Le XVIIIe siècle est l’époque de transposition du droit naturel en un projet émancipateur, qui permet entre autres de refonder la politique sur les droits humains proclamés. La souveraineté populaire est enfin reconnue, ainsi que l’indépendance du pouvoir politique par rapport aux institutions religieuses. Mais c’est aussi le temps d’un certain retour à l’hédonisme épicurien, qui conjugue une éthique naturaliste de la liberté et une réhabilitation des plaisirs, délivrés de toute réprobation pudibonde et de tout moralisme. Là encore, la nature fait référence, redécouverte telle quelle, sans fausse honte ni pudeur inutile, expurgée des culpabilisations religieuses qui insultent la vie.
Dans le Supplément au voyage de Bougainville, achevé en 1772, Diderot met en scène un dialogue entre un aumônier et un Tahitien. Ce dernier est le porte-parole du naturalisme et de l’hédonisme décomplexé qui récusent la pertinence de tout jugement de valeur négatif en ce qui concerne les impulsions de la nature. Cette déculpabilisation concerne notamment le plaisir sexuel et ses manifestations physiques, qu’une fausse pudeur culpabilise alors qu’elles ne dépendent pas du vouloir humain. Toute considération morale est en l’occurrence hors sujet. Diderot résume ce qui se passe dans l’île de Tahiti dans une simple phrase qui dit l’essentiel : « Rien n’y était mal par l’opinion et par la loi, que ce qui était mal de sa nature. » Pour Diderot, la conséquence est claire : le code des lois doit se régler sur le code de la nature, ce qui exclut toutes les culpabilisations indues promues notamment par l’Eglise catholique.
Relisons un extrait de ce fameux Supplément au voyage de Bougainville. Son actualité est assez remarquable au regard des difficiles conquêtes de la laïcité sur le plan sociétal : dépénalisation de la contraception et de l’interruption volontaire de grossesse, de l’homosexualité, union libre, « mariage pour tous », égalité des sexes, etc.
« A – Mais comment est-il arrivé qu’un acte dont le but est si solennel et auquel la nature nous invite par l’attrait le plus puissant, que le plus grand, le plus doux, le plus innocent des plaisirs, soit devenu la source la plus féconde de notre dépravation et de nos maux ?
B – Orou l’a fait entendre dix fois à l’aumônier.
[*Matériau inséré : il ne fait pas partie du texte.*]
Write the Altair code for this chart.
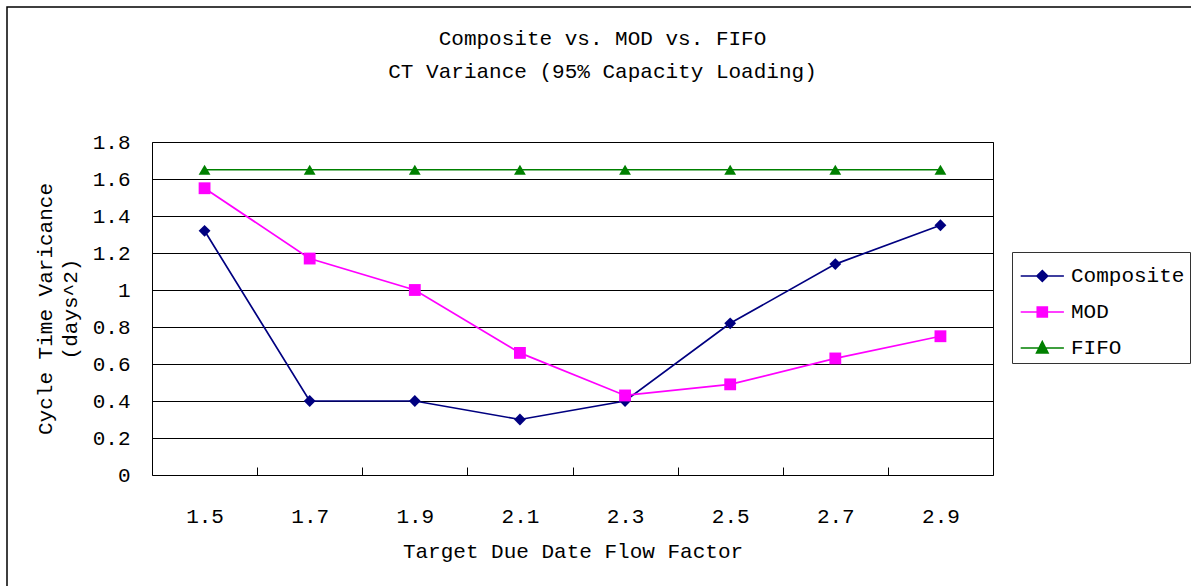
import altair as alt
import pandas as pd

factors = [1.5, 1.7, 1.9, 2.1, 2.3, 2.5, 2.7, 2.9]
composite = [1.32, 0.40, 0.40, 0.30, 0.40, 0.82, 1.14, 1.35]
mod = [1.55, 1.17, 1.00, 0.66, 0.43, 0.49, 0.63, 0.75]
fifo = [1.65, 1.65, 1.65, 1.65, 1.65, 1.65, 1.65, 1.65]
series_names = ["Composite", "MOD", "FIFO"]
series_colors = ["#000080", "#FF00FF", "#008000"]
tick_between = [1.6, 1.8, 2.0, 2.2, 2.4, 2.6, 2.8]
y_ticks = [0, 0.2, 0.4, 0.6, 0.8, 1.0, 1.2, 1.4, 1.6, 1.8]

rows = []
for name, vals in zip(series_names, [composite, mod, fifo]):
    for i, (f, v) in enumerate(zip(factors, vals)):
        rows.append({"factor": f, "value": v, "series": name, "order": i})
df = pd.DataFrame(rows)

FONT = "Liberation Mono"
FS = 21

xscale = alt.Scale(domain=[1.4, 3.0], nice=False, zero=False)
yscale = alt.Scale(domain=[0, 1.8], nice=False)
cscale = alt.Scale(domain=series_names, range=series_colors)

label_expr = "datum.value == 1 ? '1' : (datum.value == 0 ? '0' : format(datum.value, '.1f'))"

base = alt.Chart(df)

lines = base.mark_line(strokeWidth=1.7).encode(
    x=alt.X("factor:Q", scale=xscale,
            axis=alt.Axis(values=factors, format=".1f", ticks=False, domain=False,
                          grid=False, labelPadding=30, title="Target Due Date Flow Factor",
                          titlePadding=14, labelFontSize=FS, titleFontSize=FS,
                          labelFont=FONT, titleFont=FONT, titleFontWeight="normal",
                          labelColor="black", titleColor="black", orient="bottom")),
    y=alt.Y("value:Q", scale=yscale,
            axis=alt.Axis(values=y_ticks, ticks=False, domain=False, grid=True,
                          gridColor="black", gridWidth=1, labelPadding=22,
                          labelExpr=label_expr,
                          title=["Cycle Time Varicance", "(days^2)"],
                          titlePadding=12, labelFontSize=FS, titleFontSize=FS,
                          labelFont=FONT, titleFont=FONT, titleFontWeight="normal",
                          labelColor="black", titleColor="black", titleLineHeight=25)),
    color=alt.Color("series:N", scale=cscale, legend=None),
    order="order:Q",
    detail="series:N",
)

points = base.mark_point(filled=True, size=140, opacity=1).encode(
    x=alt.X("factor:Q", scale=xscale,
            axis=alt.Axis(values=tick_between, labels=False, domain=False, grid=False,
                          ticks=True, tickSize=8, tickColor="black", offset=-8,
                          title=None, orient="bottom")),
    y=alt.Y("value:Q", scale=yscale, axis=None),
    color=alt.Color("series:N", scale=cscale, legend=None),
    shape=alt.Shape("series:N",
                    scale=alt.Scale(domain=series_names,
                                    range=["diamond", "square", "triangle-up"]),
                    legend=None),
)

# legend symbols: line segment plus marker (unit = 18 px)
legend_paths = [
    "M-0.85,0H1.55M0.35,-0.3L0.65,0L0.35,0.3L0.05,0Z",
    "M-0.85,0H1.55M0.07,-0.28H0.63V0.28H0.07Z",
    "M-0.85,0H1.55M0.35,-0.36L0.67,0.27L0.03,0.27Z",
]

legend_color = "scale('color', datum.value)"

legend_layer = base.mark_point(
    opacity=0, filled=True,
    fill=alt.expr(legend_color), stroke=alt.expr(legend_color), strokeWidth=1.6,
).encode(
    x=alt.X("factor:Q", scale=xscale, axis=None),
    y=alt.Y("value:Q", scale=yscale, axis=None),
    shape=alt.Shape("series:N",
                    scale=alt.Scale(domain=series_names, range=legend_paths),
                    legend=alt.Legend(orient="none", legendX=860, legendY=110,
                                      title=None, labelFont=FONT, labelFontSize=FS,
                                      labelColor="black", symbolSize=1296,
                                      symbolStrokeWidth=1.6, symbolOpacity=1,
                                      strokeColor="#333333", fillColor="white",
                                      padding=5, rowPadding=7, labelOffset=16,
                                      labelExpr="datum.label + '  '",
                                      labelLimit=300)),
)

border = alt.Chart(alt.Data(values=[{"a": 1}])).mark_rect(
    fill=None, stroke="black", strokeWidth=1.5
).encode(
    x=alt.value(-145), y=alt.value(-135), x2=alt.value(1200), y2=alt.value(600)
)

chart = alt.layer(border, lines, points, legend_layer).resolve_scale(
    shape="independent"
).resolve_axis(x="independent", y="independent").properties(
    width=841, height=333,
    autosize=alt.AutoSizeParams(type="none"),
    padding={"left": 152, "top": 142, "right": 198, "bottom": 111},
    background="white",
    title=alt.TitleParams(["Composite vs. MOD vs. FIFO", "CT Variance (95% Capacity Loading)"],
                          font=FONT, fontSize=FS, fontWeight="normal", color="black",
                          lineHeight=33, anchor="middle", dx=30, offset=-76,
                          frame="group"),
).configure_view(stroke="black", strokeWidth=1)

chart.save("out.html", embed_options={"renderer": "svg", "actions": False})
Ecoutez-le donc encore et tâchez de le retenir.
C’est par la tyrannie de l’homme, qui a converti la possession de la femme en une propriété.
Par les mœurs et les usages qui ont surchargé de conditions l’union conjugale.
Par les lois civiles qui ont assujetti le mariage à une infinité de formalités.
Par la nature de notre société où la diversité des fortunes et des rangs a institué des convenances et des disconvenances.
Par une contradiction bizarre et commune à toutes les sociétés subsistantes où la naissance d’un enfant, toujours regardée comme un accroissement de richesse pour la nation, est plus souvent et plus sûrement encore un accroissement d’indigence dans la famille.
Par les vues politiques des souverains qui ont tout rapporté à leur intérêt et à leur sécurité.
Par les institutions religieuses qui ont attaché les noms de vices et de vertus à des actions qui n’étaient susceptibles d’aucune moralité.
Combien nous sommes loin de la nature et du bonheur ! L’empire de la nature ne peut être détruit ; on aura beau le contrarier par des obstacles, il durera. »
Denis Diderot, Supplément au voyage de Bougainville, 1772, chapitre 5.